- [Your instructions]:
Of the lines listed below, return exactly those that run from the line containing "Generate a Python" through the line containing "import numpy as np", both included.

— START Raw records —

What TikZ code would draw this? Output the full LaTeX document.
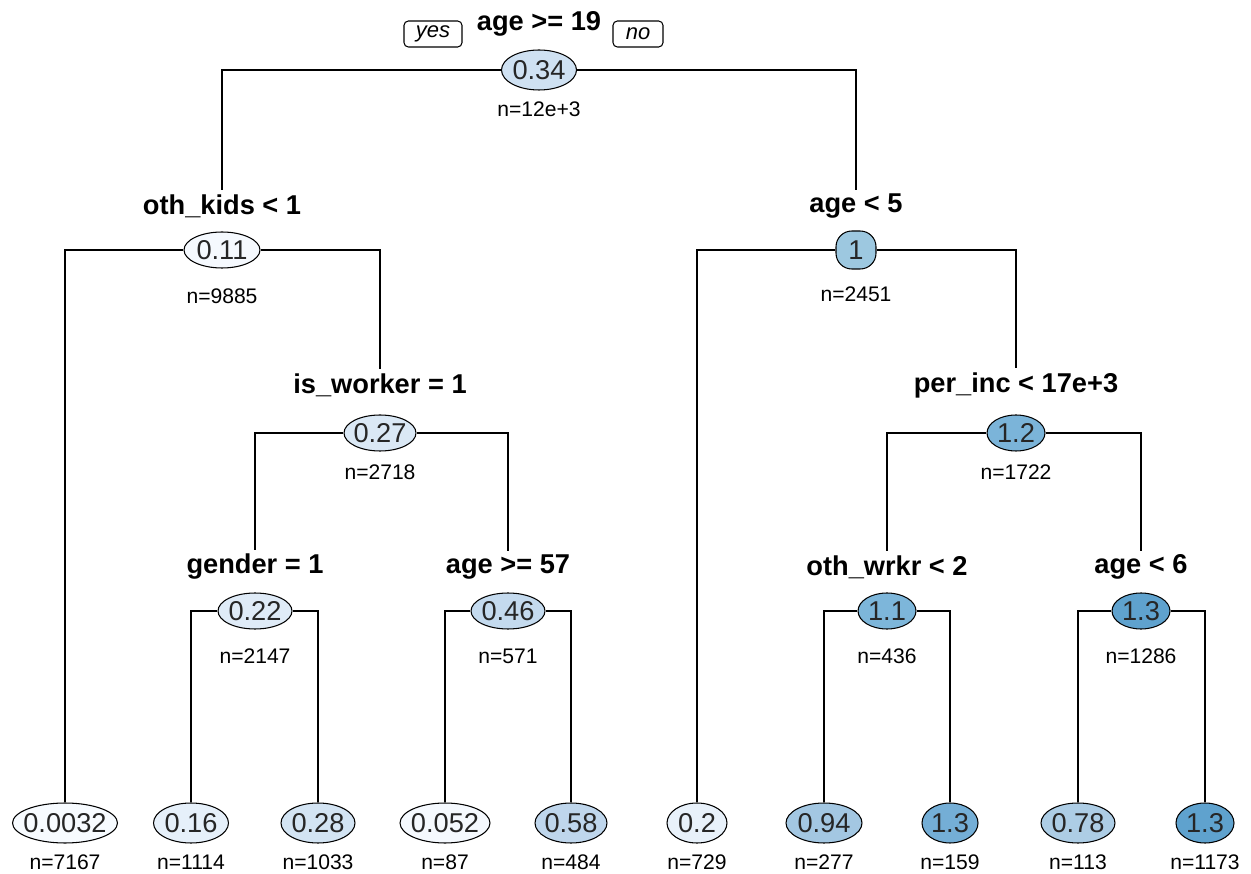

— END Raw records —
— START Raw records —

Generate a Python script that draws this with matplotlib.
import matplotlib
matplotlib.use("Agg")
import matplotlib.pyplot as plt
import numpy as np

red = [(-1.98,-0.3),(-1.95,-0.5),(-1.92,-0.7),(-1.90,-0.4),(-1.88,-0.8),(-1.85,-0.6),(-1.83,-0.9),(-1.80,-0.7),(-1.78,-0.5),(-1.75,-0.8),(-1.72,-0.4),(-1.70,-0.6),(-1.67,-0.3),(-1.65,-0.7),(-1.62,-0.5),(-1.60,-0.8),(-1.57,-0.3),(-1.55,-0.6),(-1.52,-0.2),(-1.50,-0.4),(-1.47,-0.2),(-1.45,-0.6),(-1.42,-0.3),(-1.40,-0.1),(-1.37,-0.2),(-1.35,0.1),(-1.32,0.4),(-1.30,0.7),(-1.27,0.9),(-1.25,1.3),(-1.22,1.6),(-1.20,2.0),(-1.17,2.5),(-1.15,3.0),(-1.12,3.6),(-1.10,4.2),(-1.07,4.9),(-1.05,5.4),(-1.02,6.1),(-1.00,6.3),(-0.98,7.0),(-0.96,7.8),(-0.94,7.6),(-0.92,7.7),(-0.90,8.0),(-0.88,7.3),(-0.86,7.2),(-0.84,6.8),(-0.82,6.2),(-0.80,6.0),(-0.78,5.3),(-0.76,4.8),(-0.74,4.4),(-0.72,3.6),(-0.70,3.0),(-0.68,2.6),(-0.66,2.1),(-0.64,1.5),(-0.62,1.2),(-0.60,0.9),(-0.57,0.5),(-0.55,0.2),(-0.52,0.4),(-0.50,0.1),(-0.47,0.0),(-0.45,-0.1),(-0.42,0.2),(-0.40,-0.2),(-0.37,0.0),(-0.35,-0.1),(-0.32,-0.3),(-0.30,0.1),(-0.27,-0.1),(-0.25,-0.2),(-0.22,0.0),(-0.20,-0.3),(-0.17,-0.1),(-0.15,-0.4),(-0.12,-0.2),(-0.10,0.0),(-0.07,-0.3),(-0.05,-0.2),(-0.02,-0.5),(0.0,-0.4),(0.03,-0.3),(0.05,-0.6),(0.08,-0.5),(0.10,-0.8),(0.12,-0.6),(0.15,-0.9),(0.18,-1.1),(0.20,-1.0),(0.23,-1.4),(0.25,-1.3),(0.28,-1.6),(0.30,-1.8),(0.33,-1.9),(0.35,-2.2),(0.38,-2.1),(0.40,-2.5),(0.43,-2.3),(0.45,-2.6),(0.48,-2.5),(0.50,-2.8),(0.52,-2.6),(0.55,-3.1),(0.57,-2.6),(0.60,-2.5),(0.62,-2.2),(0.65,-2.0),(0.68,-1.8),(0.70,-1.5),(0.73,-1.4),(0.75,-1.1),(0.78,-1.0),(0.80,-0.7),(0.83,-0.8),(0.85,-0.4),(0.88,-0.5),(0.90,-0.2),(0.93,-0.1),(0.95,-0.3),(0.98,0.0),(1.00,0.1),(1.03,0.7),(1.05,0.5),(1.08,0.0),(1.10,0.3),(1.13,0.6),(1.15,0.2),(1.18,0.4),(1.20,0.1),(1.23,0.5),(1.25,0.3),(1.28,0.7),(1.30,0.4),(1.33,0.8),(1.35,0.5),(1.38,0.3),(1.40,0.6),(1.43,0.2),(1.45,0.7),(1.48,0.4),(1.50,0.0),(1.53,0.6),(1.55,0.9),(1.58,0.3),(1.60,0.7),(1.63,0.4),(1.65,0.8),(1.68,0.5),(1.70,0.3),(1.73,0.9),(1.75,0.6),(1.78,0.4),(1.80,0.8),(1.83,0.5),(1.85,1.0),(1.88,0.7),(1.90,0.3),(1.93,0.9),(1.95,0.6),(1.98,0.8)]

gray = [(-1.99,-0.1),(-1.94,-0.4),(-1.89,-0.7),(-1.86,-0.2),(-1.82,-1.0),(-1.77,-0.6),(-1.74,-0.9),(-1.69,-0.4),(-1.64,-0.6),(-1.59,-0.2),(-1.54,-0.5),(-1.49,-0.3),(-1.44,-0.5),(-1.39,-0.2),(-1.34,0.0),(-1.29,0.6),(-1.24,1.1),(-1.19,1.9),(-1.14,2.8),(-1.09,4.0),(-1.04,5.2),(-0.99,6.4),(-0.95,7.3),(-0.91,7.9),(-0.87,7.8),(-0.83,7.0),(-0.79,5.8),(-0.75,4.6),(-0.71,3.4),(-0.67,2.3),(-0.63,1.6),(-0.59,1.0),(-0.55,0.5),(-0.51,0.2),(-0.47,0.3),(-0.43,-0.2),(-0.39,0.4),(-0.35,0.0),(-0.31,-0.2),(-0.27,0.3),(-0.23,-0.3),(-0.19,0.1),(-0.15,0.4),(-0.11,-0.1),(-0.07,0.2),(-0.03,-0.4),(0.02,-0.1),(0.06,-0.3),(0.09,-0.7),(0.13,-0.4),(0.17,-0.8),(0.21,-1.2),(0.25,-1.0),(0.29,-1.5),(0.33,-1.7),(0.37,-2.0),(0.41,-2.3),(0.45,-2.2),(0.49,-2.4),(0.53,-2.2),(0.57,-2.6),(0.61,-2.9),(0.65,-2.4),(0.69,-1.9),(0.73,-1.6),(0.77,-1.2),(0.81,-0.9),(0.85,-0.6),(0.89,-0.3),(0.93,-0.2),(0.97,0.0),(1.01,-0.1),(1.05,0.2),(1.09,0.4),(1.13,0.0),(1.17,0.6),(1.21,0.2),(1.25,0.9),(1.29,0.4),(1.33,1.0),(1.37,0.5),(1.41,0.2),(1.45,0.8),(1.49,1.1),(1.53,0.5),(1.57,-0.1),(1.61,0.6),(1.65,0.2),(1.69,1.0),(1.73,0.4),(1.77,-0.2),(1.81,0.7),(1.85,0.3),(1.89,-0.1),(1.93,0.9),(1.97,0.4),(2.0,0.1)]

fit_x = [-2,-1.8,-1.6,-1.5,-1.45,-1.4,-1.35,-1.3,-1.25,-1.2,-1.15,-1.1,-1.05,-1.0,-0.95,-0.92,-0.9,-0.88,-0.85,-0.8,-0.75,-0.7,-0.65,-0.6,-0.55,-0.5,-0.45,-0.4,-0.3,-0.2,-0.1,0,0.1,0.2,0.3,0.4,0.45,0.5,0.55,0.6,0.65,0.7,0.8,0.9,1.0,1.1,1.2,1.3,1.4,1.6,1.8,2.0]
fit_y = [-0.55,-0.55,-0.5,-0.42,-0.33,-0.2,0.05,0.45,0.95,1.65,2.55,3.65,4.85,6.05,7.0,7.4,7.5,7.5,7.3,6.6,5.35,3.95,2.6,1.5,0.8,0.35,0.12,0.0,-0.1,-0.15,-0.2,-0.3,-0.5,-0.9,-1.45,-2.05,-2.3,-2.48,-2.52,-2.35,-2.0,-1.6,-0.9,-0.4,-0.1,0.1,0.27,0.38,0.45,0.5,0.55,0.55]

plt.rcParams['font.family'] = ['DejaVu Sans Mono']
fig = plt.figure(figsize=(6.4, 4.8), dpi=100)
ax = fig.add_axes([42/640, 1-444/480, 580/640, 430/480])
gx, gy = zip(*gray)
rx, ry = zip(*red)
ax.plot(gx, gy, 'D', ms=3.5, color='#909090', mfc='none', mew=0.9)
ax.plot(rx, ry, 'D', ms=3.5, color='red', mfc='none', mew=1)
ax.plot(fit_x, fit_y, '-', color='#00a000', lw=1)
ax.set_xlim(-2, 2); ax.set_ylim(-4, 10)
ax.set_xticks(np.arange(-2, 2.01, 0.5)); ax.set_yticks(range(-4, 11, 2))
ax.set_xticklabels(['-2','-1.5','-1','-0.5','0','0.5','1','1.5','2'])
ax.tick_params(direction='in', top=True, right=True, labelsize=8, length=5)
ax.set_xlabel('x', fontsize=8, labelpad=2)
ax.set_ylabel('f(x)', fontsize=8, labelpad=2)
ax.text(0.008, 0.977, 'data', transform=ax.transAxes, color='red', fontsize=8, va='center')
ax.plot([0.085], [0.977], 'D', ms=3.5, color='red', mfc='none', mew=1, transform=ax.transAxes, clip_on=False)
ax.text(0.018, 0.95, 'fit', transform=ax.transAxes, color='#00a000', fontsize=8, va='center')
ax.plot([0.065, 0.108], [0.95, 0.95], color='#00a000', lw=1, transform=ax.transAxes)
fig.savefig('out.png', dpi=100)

— END Raw records —
— START Raw records —

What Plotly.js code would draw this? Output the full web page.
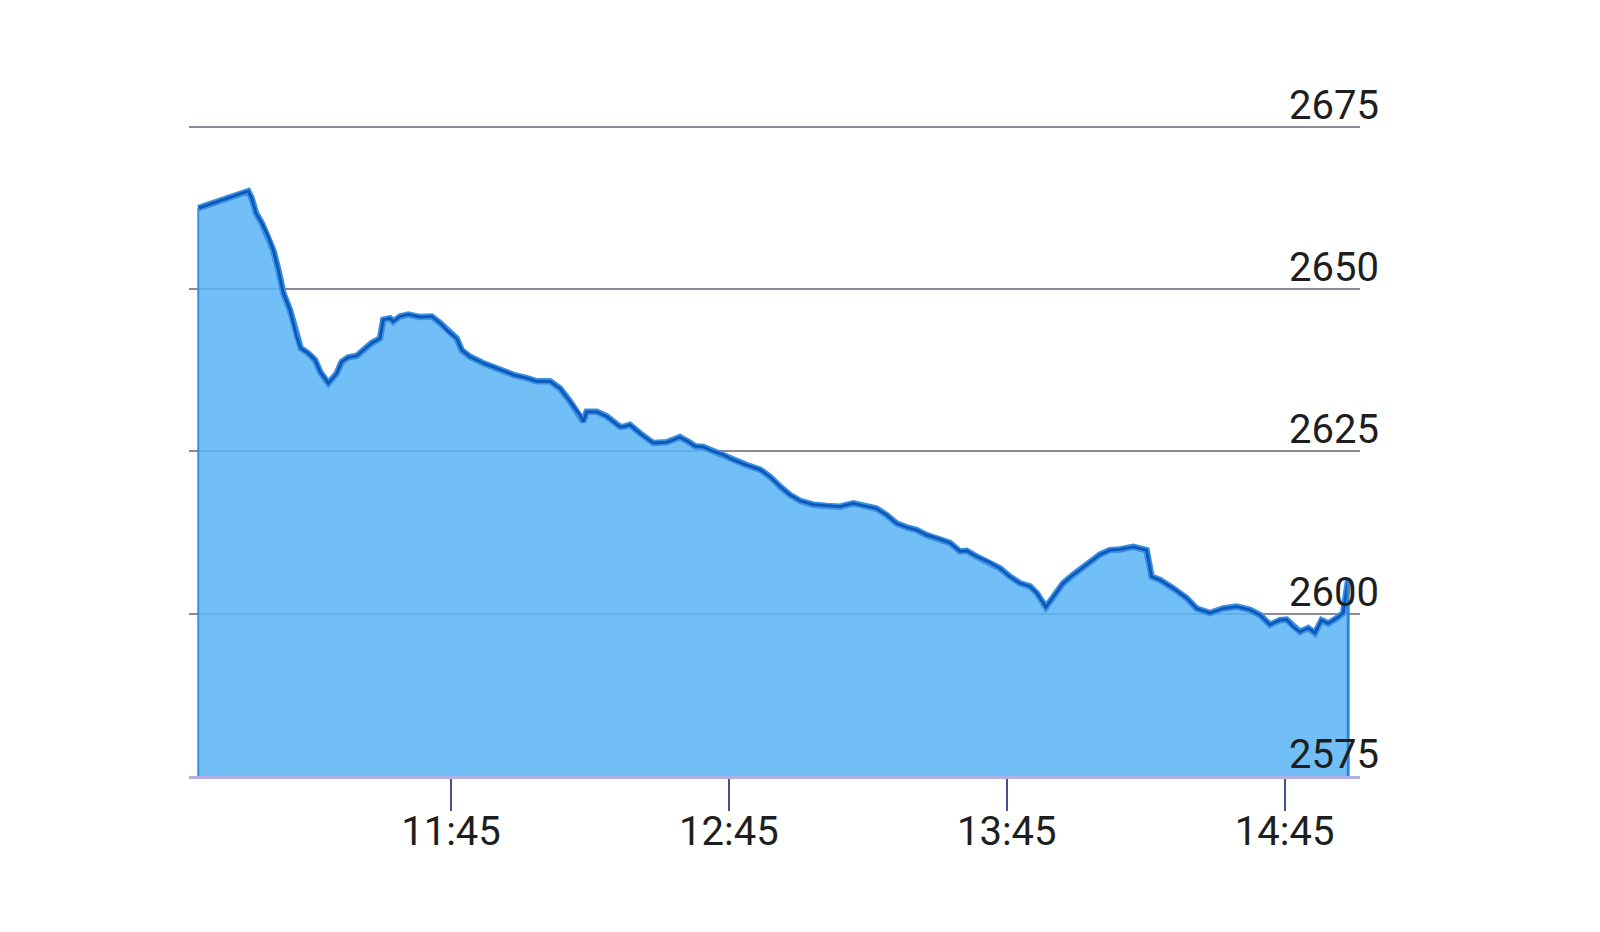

— END Raw records —

- [Full response]:
Generate a Python script that draws this with matplotlib.
import matplotlib
matplotlib.use("Agg")
import matplotlib.pyplot as plt
import numpy as np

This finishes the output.